++++ TASK DATA
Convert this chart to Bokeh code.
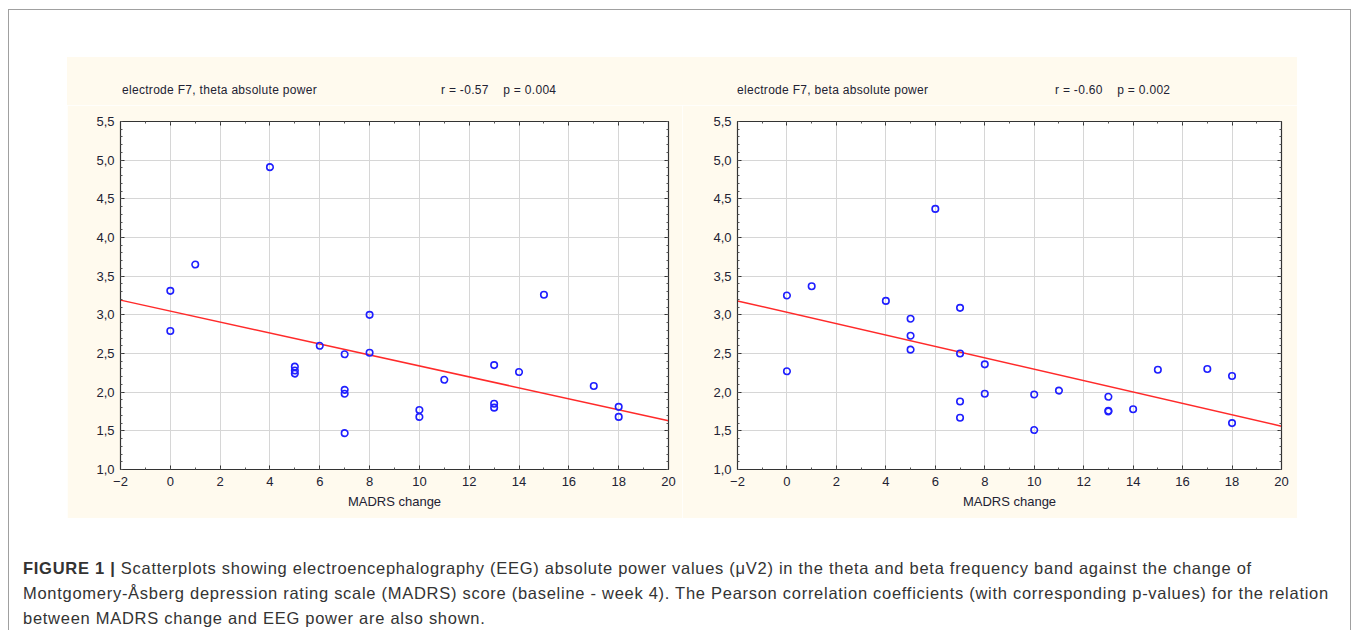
++++++++
++++ TASK DATA
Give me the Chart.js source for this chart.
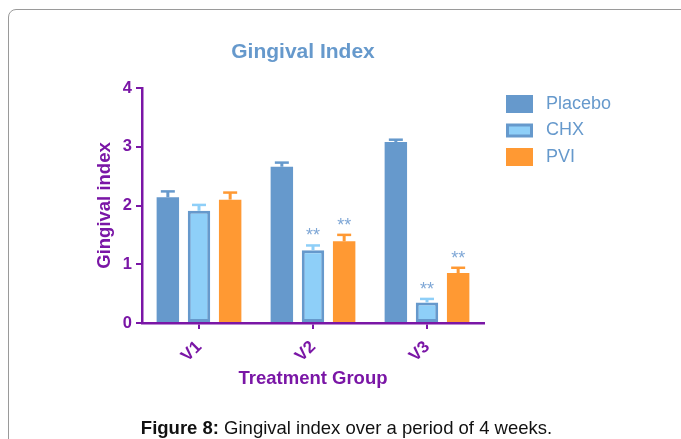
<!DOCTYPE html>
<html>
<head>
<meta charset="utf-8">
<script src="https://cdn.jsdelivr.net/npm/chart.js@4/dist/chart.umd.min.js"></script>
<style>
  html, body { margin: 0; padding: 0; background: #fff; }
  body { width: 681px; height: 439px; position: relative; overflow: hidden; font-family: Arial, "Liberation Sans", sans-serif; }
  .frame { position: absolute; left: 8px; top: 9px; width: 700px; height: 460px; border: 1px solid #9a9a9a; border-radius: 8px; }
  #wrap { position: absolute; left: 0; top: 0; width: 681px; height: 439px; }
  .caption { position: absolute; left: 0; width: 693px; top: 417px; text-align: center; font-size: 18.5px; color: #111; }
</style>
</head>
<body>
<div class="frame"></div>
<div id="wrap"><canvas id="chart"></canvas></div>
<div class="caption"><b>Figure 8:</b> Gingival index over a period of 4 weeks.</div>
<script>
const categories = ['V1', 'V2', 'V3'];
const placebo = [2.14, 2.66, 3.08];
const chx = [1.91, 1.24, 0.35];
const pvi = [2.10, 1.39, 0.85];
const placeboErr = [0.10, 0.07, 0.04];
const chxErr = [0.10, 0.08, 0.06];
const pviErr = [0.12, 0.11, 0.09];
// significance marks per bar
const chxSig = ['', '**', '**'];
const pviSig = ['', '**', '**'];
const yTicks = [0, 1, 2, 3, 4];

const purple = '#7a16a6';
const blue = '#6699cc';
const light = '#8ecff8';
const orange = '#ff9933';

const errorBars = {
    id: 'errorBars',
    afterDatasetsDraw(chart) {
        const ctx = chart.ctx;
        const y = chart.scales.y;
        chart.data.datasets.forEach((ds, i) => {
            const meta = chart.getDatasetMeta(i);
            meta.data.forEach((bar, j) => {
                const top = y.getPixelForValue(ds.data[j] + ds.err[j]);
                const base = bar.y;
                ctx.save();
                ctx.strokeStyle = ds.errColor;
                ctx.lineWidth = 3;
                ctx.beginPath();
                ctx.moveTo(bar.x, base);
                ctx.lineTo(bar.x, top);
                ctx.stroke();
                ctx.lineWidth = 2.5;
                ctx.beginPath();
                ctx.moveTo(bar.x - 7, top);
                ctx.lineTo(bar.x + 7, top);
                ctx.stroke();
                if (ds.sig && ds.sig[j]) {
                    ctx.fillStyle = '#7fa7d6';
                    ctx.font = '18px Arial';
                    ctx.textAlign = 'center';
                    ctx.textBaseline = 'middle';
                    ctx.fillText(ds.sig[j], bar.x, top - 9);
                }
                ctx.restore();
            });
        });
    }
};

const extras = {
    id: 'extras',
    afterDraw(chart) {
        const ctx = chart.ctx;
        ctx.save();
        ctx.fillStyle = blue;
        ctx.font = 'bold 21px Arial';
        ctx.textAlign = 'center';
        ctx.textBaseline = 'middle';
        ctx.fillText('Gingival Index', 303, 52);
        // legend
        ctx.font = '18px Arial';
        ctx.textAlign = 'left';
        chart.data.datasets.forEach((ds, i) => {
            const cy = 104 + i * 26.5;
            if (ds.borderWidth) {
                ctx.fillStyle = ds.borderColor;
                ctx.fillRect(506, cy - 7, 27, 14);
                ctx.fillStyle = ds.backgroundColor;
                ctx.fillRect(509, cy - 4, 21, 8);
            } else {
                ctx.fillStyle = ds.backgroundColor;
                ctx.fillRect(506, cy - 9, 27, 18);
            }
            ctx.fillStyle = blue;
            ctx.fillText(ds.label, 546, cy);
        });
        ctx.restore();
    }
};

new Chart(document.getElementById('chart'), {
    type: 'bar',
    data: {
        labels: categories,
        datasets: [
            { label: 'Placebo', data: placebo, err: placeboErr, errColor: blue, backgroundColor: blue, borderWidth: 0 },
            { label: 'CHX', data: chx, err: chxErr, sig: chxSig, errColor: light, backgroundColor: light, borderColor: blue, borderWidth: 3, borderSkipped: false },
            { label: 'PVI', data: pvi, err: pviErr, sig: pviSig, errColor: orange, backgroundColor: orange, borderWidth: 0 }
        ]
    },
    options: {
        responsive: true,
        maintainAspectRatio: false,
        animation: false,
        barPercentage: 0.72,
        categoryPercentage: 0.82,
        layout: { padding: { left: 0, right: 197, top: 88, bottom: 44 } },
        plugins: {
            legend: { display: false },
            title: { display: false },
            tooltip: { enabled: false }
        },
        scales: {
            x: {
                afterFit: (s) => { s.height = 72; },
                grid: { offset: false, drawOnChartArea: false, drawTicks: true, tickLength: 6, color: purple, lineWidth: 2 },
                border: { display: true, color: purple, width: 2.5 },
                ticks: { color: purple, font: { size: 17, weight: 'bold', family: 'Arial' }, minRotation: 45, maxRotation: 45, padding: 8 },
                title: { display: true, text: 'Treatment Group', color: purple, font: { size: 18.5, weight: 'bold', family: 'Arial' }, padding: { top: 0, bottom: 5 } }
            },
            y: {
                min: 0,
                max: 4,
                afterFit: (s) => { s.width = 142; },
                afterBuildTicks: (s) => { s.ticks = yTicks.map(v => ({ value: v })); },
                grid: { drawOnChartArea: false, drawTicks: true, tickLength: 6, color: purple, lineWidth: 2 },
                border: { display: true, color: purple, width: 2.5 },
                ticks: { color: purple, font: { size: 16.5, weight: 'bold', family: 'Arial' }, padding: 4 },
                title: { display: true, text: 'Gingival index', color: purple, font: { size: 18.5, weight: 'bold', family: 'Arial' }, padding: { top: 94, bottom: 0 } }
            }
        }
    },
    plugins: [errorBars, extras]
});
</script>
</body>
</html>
++++++++
++++ TASK DATA
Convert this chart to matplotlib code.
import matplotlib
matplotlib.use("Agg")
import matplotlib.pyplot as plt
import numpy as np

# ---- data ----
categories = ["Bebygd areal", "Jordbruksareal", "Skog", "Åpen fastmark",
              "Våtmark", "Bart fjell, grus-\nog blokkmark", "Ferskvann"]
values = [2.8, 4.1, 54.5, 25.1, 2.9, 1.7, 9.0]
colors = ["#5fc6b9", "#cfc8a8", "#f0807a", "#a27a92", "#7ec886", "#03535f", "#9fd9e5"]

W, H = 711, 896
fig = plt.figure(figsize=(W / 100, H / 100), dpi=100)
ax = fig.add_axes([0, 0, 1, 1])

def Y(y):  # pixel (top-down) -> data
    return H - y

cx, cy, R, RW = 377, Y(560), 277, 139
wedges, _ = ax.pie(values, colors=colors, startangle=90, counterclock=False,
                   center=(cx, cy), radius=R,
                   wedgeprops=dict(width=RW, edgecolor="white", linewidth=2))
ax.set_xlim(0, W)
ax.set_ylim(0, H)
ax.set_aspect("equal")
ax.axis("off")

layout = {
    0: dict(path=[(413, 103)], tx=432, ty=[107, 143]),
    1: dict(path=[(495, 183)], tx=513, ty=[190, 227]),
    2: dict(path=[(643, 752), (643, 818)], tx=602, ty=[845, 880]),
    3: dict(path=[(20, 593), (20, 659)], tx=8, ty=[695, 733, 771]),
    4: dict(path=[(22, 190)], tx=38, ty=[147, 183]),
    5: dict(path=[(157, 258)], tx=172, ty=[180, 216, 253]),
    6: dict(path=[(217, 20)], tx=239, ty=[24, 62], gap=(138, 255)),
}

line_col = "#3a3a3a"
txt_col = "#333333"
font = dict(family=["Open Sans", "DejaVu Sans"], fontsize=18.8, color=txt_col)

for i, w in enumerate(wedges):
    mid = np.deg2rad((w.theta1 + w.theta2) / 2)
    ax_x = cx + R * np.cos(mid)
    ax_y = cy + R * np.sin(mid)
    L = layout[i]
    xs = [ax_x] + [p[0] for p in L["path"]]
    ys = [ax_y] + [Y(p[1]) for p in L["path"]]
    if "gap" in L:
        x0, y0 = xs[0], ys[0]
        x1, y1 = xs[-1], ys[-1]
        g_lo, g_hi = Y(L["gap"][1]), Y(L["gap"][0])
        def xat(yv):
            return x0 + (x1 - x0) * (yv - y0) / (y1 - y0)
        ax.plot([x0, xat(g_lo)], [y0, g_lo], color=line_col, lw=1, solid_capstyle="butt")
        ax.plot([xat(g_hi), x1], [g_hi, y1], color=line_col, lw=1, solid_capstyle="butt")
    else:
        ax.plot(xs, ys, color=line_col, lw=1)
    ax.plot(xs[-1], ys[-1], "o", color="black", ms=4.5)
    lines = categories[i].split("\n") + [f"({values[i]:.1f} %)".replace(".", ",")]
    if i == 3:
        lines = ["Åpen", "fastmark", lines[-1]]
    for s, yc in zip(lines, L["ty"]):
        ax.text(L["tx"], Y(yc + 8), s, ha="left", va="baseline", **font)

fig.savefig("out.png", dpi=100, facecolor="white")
++++++++
EXERCISE GOAL: Look back at the entries above and repeat, unchanged, every line from the line holding "Convert this chart to matplotlib code." through the line holding "import numpy as np".

RESULT OF THE EXERCISE:
Convert this chart to matplotlib code.
import matplotlib
matplotlib.use("Agg")
import matplotlib.pyplot as plt
import numpy as np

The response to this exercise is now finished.